The point being, somebody made the effort to cast these people (important people or otherwise) because they had the time and the motivation to do so. There’s a little part of me that says social media in the modern age is society’s way of doing the exact same thing. While that may be true and the people of the streets might believe it to be so, it’s still like telling Marco Pierre White you’re a chef when the best you can manage is putting boiling water into a plastic cup with a foil lid.
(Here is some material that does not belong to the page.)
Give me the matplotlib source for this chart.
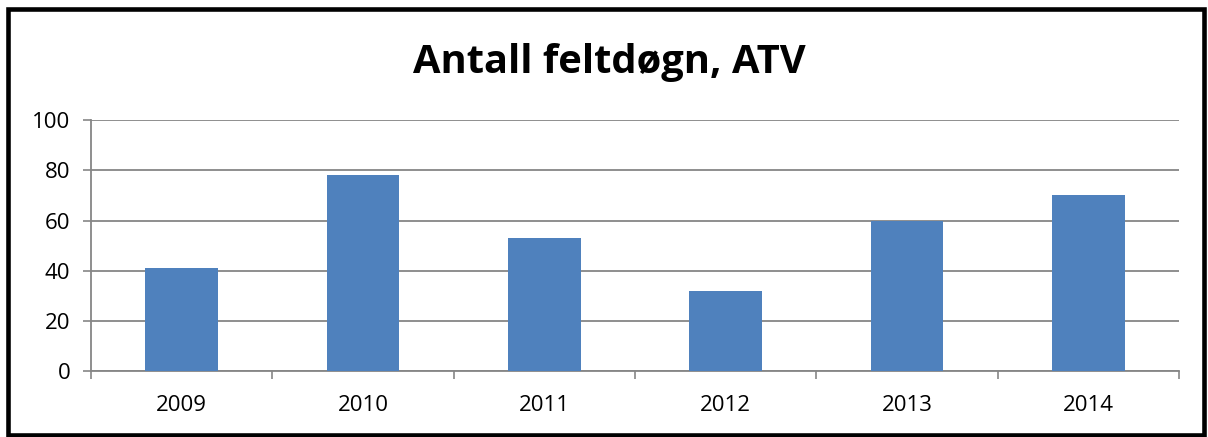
import matplotlib.pyplot as plt
from matplotlib.patches import Rectangle
import numpy as np

years = ["2009", "2010", "2011", "2012", "2013", "2014"]
feltdogn = [41, 78, 53, 32, 60, 70]

bar_color = "#4F81BD"
grid_color = "#868686"

plt.rcParams['font.family'] = ['Open Sans', 'DejaVu Sans']

fig = plt.figure(figsize=(12.08, 4.37), dpi=100)
ax = fig.add_axes([0.0753, 0.151, 0.9007, 0.574])

x = np.arange(len(years))
ax.bar(x, feltdogn, width=0.4, color=bar_color, zorder=3)

ax.set_xlim(-0.5, len(years) - 0.5)
ax.set_ylim(0, 100)
ax.set_yticks(range(0, 101, 20))
ax.grid(axis="y", color=grid_color, linewidth=1.3, zorder=0)

# category labels centered, ticks at the boundaries
ax.set_xticks(x)
ax.set_xticklabels(years, fontsize=16)
ax.tick_params(axis="x", length=0, pad=17)
ax.set_xticks(np.arange(-0.5, len(years)), minor=True)
ax.tick_params(axis="x", which="minor", length=6, color=grid_color, width=1.2)
ax.tick_params(axis="y", labelsize=16, length=6, color=grid_color, width=1.2, pad=9)

for s in ["top", "right"]:
    ax.spines[s].set_visible(False)
for s in ["left", "bottom"]:
    ax.spines[s].set_color(grid_color)
    ax.spines[s].set_linewidth(1.3)

fig.text(0.504, 0.833, "Antall feltdøgn, ATV", ha="center", va="baseline",
         fontsize=28.7, fontweight="bold")

fig.patches.append(Rectangle((0.007, 0.005), 0.9897, 0.974, transform=fig.transFigure,
                             fill=False, edgecolor="black", linewidth=3.3))

fig.savefig("out.png", dpi=100)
After being robbed blind in the Glyptotek restaurant - they have a unique piece of scanning equipment at the cash register that knows exactly how much money you have in your pocket and will leave you with just enough small change to hire a bicycle to get home - I wander the streets some more, this time looking for landmarks I recognise from Forbrydelsen (The Killing) of which I find many. It says more about me than I would like that I am equally as pleased with these discoveries as I was at looking upon original work from the hands of Rodin inside the Glyptotek.

If all flights were delayed indefinitely, I would be quite happy to find myself spending the rest of my days here. A man who truly knows himself could rent an apartment here and lose himself until his dying days in the quiet satisfaction that he has missed nothing of much importance.

Hungry, I track back to my hotel for food and more reading. As I stand from a bench I have been resting on, a dog comes hurtling across the park chasing a ball and takes my legs out from under me. I land horizontally on the grass with my eyes wide open, sucking for air and gazing up at the sky which I immediately recognise as being the same one all humans have looked upon, regardless of whose face they have stolen. A bearded man looms over me, takes the still burning cigarette from my mouth and places it in his own before asking me if I’m hurt and offers me his hand in assistance.

I stay right where I fell, trying to figure out where I have seen his face before.